Whilst purchasing a second, powerful pc, is an obvious solution, I am thinking that I could utilise something like Microsoft Azure to provide a virtual desktop or virtual machine. This would only be needed to run Shapespark. The files would be copied to the virtual machine (after all the setup has been done) and it simply does the final bake, either under the option of CPU or CUDA. A much cheaper option than buying a 2nd PC (although i might use that power for VRAY or Lumion etc)
Does anyone else have a similar workflow?
I am in Melbourne, Australia - so some of the European resources are not available here.

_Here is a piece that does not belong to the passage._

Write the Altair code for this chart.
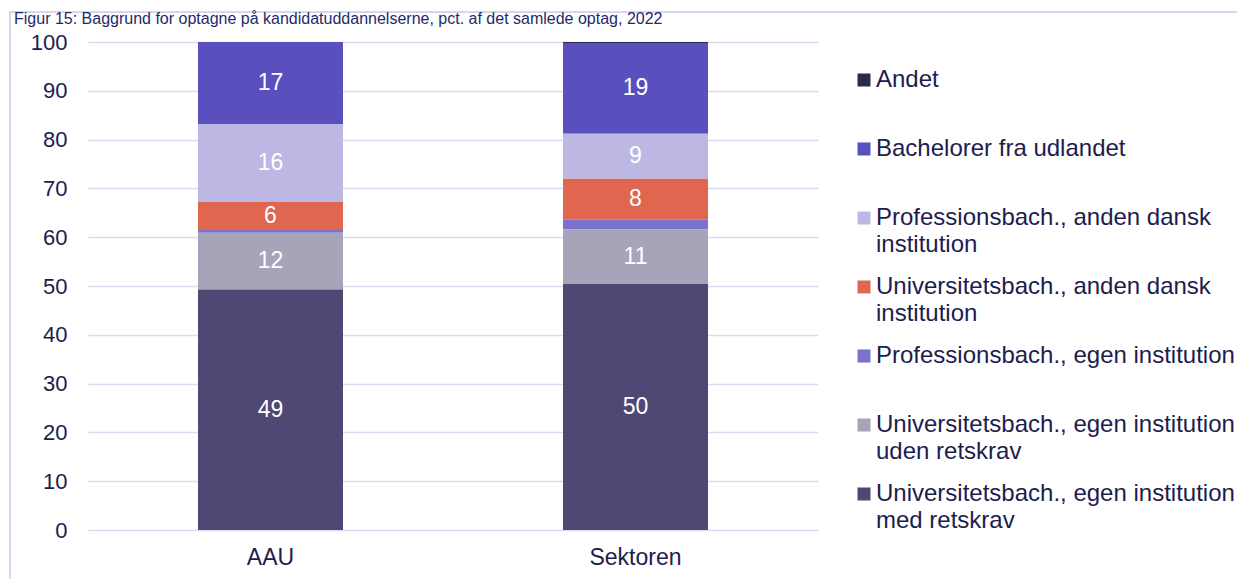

You can rent a virtual pc there and just drag and drop your files to it (even with an app) to render your scene.
It is located in the US but if you only want to render that shouldn’t be a problem.
I tried it a view years ago when tey started their business. I wanted to use it at that time as a work station but because of the latency it didn’t work that time. Now they also have servers in Europe and I guess it would work now much better.
But that shouldn’t be a problem when you upload your files and just press render.
laptop Baking
CPU - 14.48 hrs @ $0.0 p/hr = $0.0 (14 hrs of almost unusable designing time)
CUDA - 10. 36 hrs @ $0.00 p/hr = $0.0 (10 hrs of almost unusable designing time)
Paperspace.com virtual computers. These cost $5 p/mth to rent the 50gb hard drive storage.
VM1 - CPU = 10 hrs @ 0.32 p/hr = $3.2
VM2 - CUDA (p5000) = 4hrs @ $0.78 = $3.12
I really like this approach.
So I have synced my google drive with the Shapespark folder and subfolders (just saves time uploading each of the folders which so far are around 400mb.) This can be accessed by the Virtual Machines. The scene folders are copied into the Shapespark folders, opened in editor, and baked on the virtual machines.
This means that I have zero lag on my own machine.
I’d just add that if your laptop is equipped with a Thunderbolt port, you could connect an external graphics card to it. Then you could use the more powerful external graphics card for baking and the built-in one for display. With such a setup the baking shouldn’t affect the computer responsiveness, so you could do design work in parallel with baking.
@wojtek, I looked into the setup required. (i did borrow a friends setup) but I couldn’t get it to work very effectively. - it was kind of a clunky setup. I would rather just buy a better laptop!
But this is working ok for the moment. Its $60 p/year rental + rendering time. I think the sums add up to a very cost effective way to do the rendering. And I can pull out or stop at any given month. I can also add on more vm’s if required etc.